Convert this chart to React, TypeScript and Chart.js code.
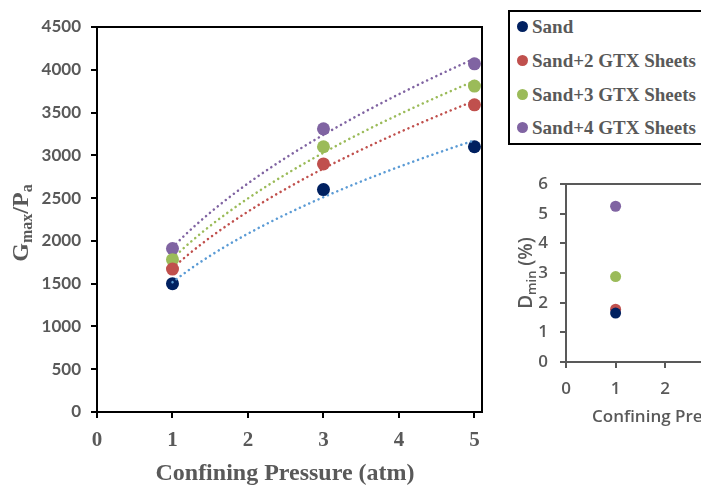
import React, { useEffect, useRef } from "react";
import { Chart, registerables } from "chart.js";

Chart.register(...registerables);

// ---------------- data ----------------
const seriesNames = ["Sand", "Sand+2 GTX Sheets", "Sand+3 GTX Sheets", "Sand+4 GTX Sheets"];
const pressures = [1, 3, 5];
const sandGmax = [1500, 2600, 3100];
const gtx2Gmax = [1670, 2900, 3590];
const gtx3Gmax = [1780, 3100, 3810];
const gtx4Gmax = [1910, 3310, 4070];

const dminPressure = [1];
const sandDmin = [1.65];
const gtx2Dmin = [1.78];
const gtx3Dmin = [2.88];
const gtx4Dmin = [5.25];

const mainXTicks = [0, 1, 2, 3, 4, 5];
const mainYTicks = [0, 500, 1000, 1500, 2000, 2500, 3000, 3500, 4000, 4500];
const insetXTicks = [0, 1, 2, 3, 4, 5];
const insetYTicks = [0, 1, 2, 3, 4, 5, 6];

const markerColors = ["#002060", "#C0504D", "#9BBB59", "#8064A2"];
const trendColors = ["#5B9BD5", "#C0504D", "#9BBB59", "#8064A2"];

const gmaxSeries = [sandGmax, gtx2Gmax, gtx3Gmax, gtx4Gmax];
const dminSeries = [sandDmin, gtx2Dmin, gtx3Dmin, gtx4Dmin];

// power-law trendline (least squares in log-log space), like a spreadsheet "power" trendline
function powerFit(xs: number[], ys: number[]) {
  const lx = xs.map(Math.log);
  const ly = ys.map(Math.log);
  const n = xs.length;
  const mx = lx.reduce((a, b) => a + b, 0) / n;
  const my = ly.reduce((a, b) => a + b, 0) / n;
  let sxy = 0, sxx = 0;
  for (let i = 0; i < n; i++) {
    sxy += (lx[i] - mx) * (ly[i] - my);
    sxx += (lx[i] - mx) * (lx[i] - mx);
  }
  const b = sxy / sxx;
  const a = Math.exp(my - b * mx);
  return (x: number) => a * Math.pow(x, b);
}

function trendPoints(xs: number[], ys: number[]) {
  const f = powerFit(xs, ys);
  const x0 = Math.min(...xs);
  const x1 = Math.max(...xs);
  const pts: { x: number; y: number }[] = [];
  const steps = 60;
  for (let i = 0; i <= steps; i++) {
    const x = x0 + ((x1 - x0) * i) / steps;
    pts.push({ x, y: f(x) });
  }
  return pts;
}

const GRAY = "#595959";
const SERIF = '"Liberation Serif", "Times New Roman", serif';
const SANS = 'Lato, "Open Sans", sans-serif';
const SANS2 = '"Open Sans", Lato, sans-serif';

// ------------- plugins ---------------
const frameMain = {
  id: "frameMain",
  afterDraw(chart: any) {
    const { ctx, chartArea } = chart;
    ctx.save();
    ctx.strokeStyle = "#000";
    ctx.lineWidth = 2;
    ctx.beginPath();
    ctx.moveTo(chartArea.left, chartArea.top);
    ctx.lineTo(chartArea.right, chartArea.top);
    ctx.lineTo(chartArea.right, chartArea.bottom);
    ctx.stroke();

    // x title
    ctx.fillStyle = GRAY;
    ctx.font = `bold 24px ${SERIF}`;
    ctx.textAlign = "center";
    ctx.textBaseline = "alphabetic";
    ctx.fillText("Confining Pressure (atm)", 285, 480);

    // y title with subscripts: G_max / P_a
    const parts = [
      { t: "G", size: 24, dy: 0 },
      { t: "max", size: 16, dy: 4 },
      { t: "/P", size: 24, dy: 0 },
      { t: "a", size: 16, dy: 4 },
    ];
    let total = 0;
    const widths = parts.map((p) => {
      ctx.font = `bold ${p.size}px ${SERIF}`;
      const w = ctx.measureText(p.t).width;
      total += w;
      return w;
    });
    ctx.translate(28, 223);
    ctx.rotate(-Math.PI / 2);
    ctx.textAlign = "left";
    let x = -total / 2;
    parts.forEach((p, i) => {
      ctx.font = `bold ${p.size}px ${SERIF}`;
      ctx.fillText(p.t, x, p.dy);
      x += widths[i];
    });
    ctx.restore();
  },
};

const frameInset = {
  id: "frameInset",
  afterDraw(chart: any) {
    const { ctx, chartArea } = chart;
    ctx.save();
    ctx.strokeStyle = GRAY;
    ctx.lineWidth = 2;
    ctx.beginPath();
    ctx.moveTo(chartArea.left, chartArea.top);
    ctx.lineTo(chartArea.right, chartArea.top);
    ctx.lineTo(chartArea.right, chartArea.bottom);
    ctx.stroke();

    ctx.fillStyle = GRAY;
    ctx.font = `600 17px ${SANS2}`;
    ctx.textAlign = "left";
    ctx.textBaseline = "alphabetic";
    ctx.fillText("Confining Pressure (atm)", 92, 262);

    // y title D_min (%)
    const parts = [
      { t: "D", size: 19, dy: 0 },
      { t: "min", size: 13, dy: 4 },
      { t: " (%)", size: 19, dy: 0 },
    ];
    let total = 0;
    const widths = parts.map((p) => {
      ctx.font = `600 ${p.size}px ${SANS2}`;
      const w = ctx.measureText(p.t).width;
      total += w;
      return w;
    });
    ctx.translate(32, 113);
    ctx.rotate(-Math.PI / 2);
    let x = -total / 2;
    parts.forEach((p, i) => {
      ctx.font = `600 ${p.size}px ${SANS2}`;
      ctx.fillText(p.t, x, p.dy);
      x += widths[i];
    });
    ctx.restore();
  },
};

function axisCommon(color: string) {
  return {
    grid: {
      display: true,
      drawOnChartArea: false,
      drawTicks: true,
      tickLength: 6,
      color,
      lineWidth: 2,
    },
    border: { display: true, color, width: 2 },
  };
}

const plain = (v: any) => String(v);

export default function App() {
  const mainRef = useRef<HTMLCanvasElement>(null);
  const insetRef = useRef<HTMLCanvasElement>(null);

  useEffect(() => {
    const pointSets = gmaxSeries.map((ys, i) => ({
      type: "scatter" as const,
      label: seriesNames[i],
      data: pressures.map((x, j) => ({ x, y: ys[j] })),
      backgroundColor: markerColors[i],
      borderColor: markerColors[i],
      pointRadius: 6.5,
      pointHoverRadius: 6.5,
      borderWidth: 0,
      order: 2,
    }));
    const trendSets = gmaxSeries.map((ys, i) => ({
      type: "line" as const,
      label: seriesNames[i] + " trend",
      data: trendPoints(pressures, ys),
      borderColor: trendColors[i],
      borderWidth: 2.5,
      borderDash: [0.1, 5],
      borderCapStyle: "round" as const,
      pointRadius: 0,
      tension: 0,
      fill: false,
      order: 1,
    }));

    const main = new Chart(mainRef.current!, {
      type: "scatter",
      data: { datasets: [...pointSets, ...trendSets] as any },
      options: {
        responsive: false,
        animation: false,
        devicePixelRatio: 1,
        layout: { autoPadding: false, padding: { left: 0, top: 27, right: 219, bottom: 0 } },
        plugins: { legend: { display: false }, tooltip: { enabled: false } },
        scales: {
          x: {
            type: "linear",
            min: 0,
            max: 5.1,
            afterBuildTicks: (s: any) => {
              s.ticks = mainXTicks.map((v) => ({ value: v }));
            },
            afterFit: (s: any) => {
              s.height = 73;
            },
            ...axisCommon("#000"),
            ticks: {
              color: GRAY,
              padding: 10,
              maxRotation: 0,
              callback: plain,
              font: { family: SERIF, size: 21, weight: "bold" },
            },
          },
          y: {
            type: "linear",
            min: 0,
            max: 4500,
            afterBuildTicks: (s: any) => {
              s.ticks = mainYTicks.map((v) => ({ value: v }));
            },
            afterFit: (s: any) => {
              s.width = 97;
            },
            ...axisCommon("#000"),
            ticks: {
              color: GRAY,
              padding: 10,
              callback: plain,
              font: { family: SANS, size: 17, weight: "bold" },
            },
          },
        } as any,
      },
      plugins: [frameMain],
    });

    const insetSets = dminSeries.map((ys, i) => ({
      label: seriesNames[i],
      data: dminPressure.map((x, j) => ({ x, y: ys[j] })),
      backgroundColor: markerColors[i],
      borderColor: markerColors[i],
      pointRadius: 5.5,
      pointHoverRadius: 5.5,
      borderWidth: 0,
    }));

    const inset = new Chart(insetRef.current!, {
      type: "scatter",
      data: { datasets: insetSets },
      options: {
        responsive: false,
        animation: false,
        devicePixelRatio: 1,
        layout: { autoPadding: false, padding: { left: 0, top: 24, right: 46, bottom: 0 } },
        plugins: { legend: { display: false }, tooltip: { enabled: false } },
        scales: {
          x: {
            type: "linear",
            min: 0,
            max: 5,
            afterBuildTicks: (s: any) => {
              s.ticks = insetXTicks.map((v) => ({ value: v }));
            },
            afterFit: (s: any) => {
              s.height = 98;
            },
            ...axisCommon(GRAY),
            ticks: {
              color: GRAY,
              padding: 11,
              maxRotation: 0,
              callback: plain,
              font: { family: SANS2, size: 17, weight: "600" },
            },
          },
          y: {
            type: "linear",
            min: 0,
            max: 6,
            afterBuildTicks: (s: any) => {
              s.ticks = insetYTicks.map((v) => ({ value: v }));
            },
            afterFit: (s: any) => {
              s.width = 66;
            },
            ...axisCommon(GRAY),
            ticks: {
              color: GRAY,
              padding: 12,
              callback: plain,
              font: { family: SANS2, size: 17, weight: "600" },
            },
          },
        } as any,
      },
      plugins: [frameInset],
    });

    return () => {
      main.destroy();
      inset.destroy();
    };
  }, []);

  const rowTops = [2.6, 36.6, 70.6, 103.6];

  return (
    <div
      style={{
        position: "fixed",
        left: 0,
        top: 0,
        width: 701,
        height: 485,
        overflow: "hidden",
        background: "#fff",
      }}
    >
      <canvas
        ref={mainRef}
        width={701}
        height={485}
        style={{ position: "absolute", left: 0, top: 0, width: 701, height: 485, display: "block" }}
      />
      <canvas
        ref={insetRef}
        width={360}
        height={300}
        style={{ position: "absolute", left: 500, top: 160, width: 360, height: 300, display: "block" }}
      />
      <div
        style={{
          position: "absolute",
          left: 508,
          top: 10,
          width: 210,
          height: 135,
          boxSizing: "border-box",
          border: "2px solid #000",
          background: "#fff",
        }}
      >
        {seriesNames.map((name, i) => (
          <div
            key={name}
            style={{
              position: "absolute",
              left: 6.5,
              top: rowTops[i],
              height: 24,
              lineHeight: "24px",
              display: "flex",
              alignItems: "center",
              whiteSpace: "nowrap",
              fontFamily: SERIF,
              fontWeight: "bold",
              fontSize: 19,
              color: GRAY,
            }}
          >
            <span
              style={{
                display: "inline-block",
                width: 11,
                height: 11,
                borderRadius: "50%",
                background: markerColors[i],
                marginRight: 4.5,
              }}
            />
            <span>{name}</span>
          </div>
        ))}
      </div>
    </div>
  );
}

....................

Transcribe the opening line of the listing above, please, and every line after it through the line with "const gtx4Dmin = [5.25];", word for word, without pictures.

== Response below ==
Convert this chart to React, TypeScript and Chart.js code.
import React, { useEffect, useRef } from "react";
import { Chart, registerables } from "chart.js";

Chart.register(...registerables);

// ---------------- data ----------------
const seriesNames = ["Sand", "Sand+2 GTX Sheets", "Sand+3 GTX Sheets", "Sand+4 GTX Sheets"];
const pressures = [1, 3, 5];
const sandGmax = [1500, 2600, 3100];
const gtx2Gmax = [1670, 2900, 3590];
const gtx3Gmax = [1780, 3100, 3810];
const gtx4Gmax = [1910, 3310, 4070];

const dminPressure = [1];
const sandDmin = [1.65];
const gtx2Dmin = [1.78];
const gtx3Dmin = [2.88];
const gtx4Dmin = [5.25];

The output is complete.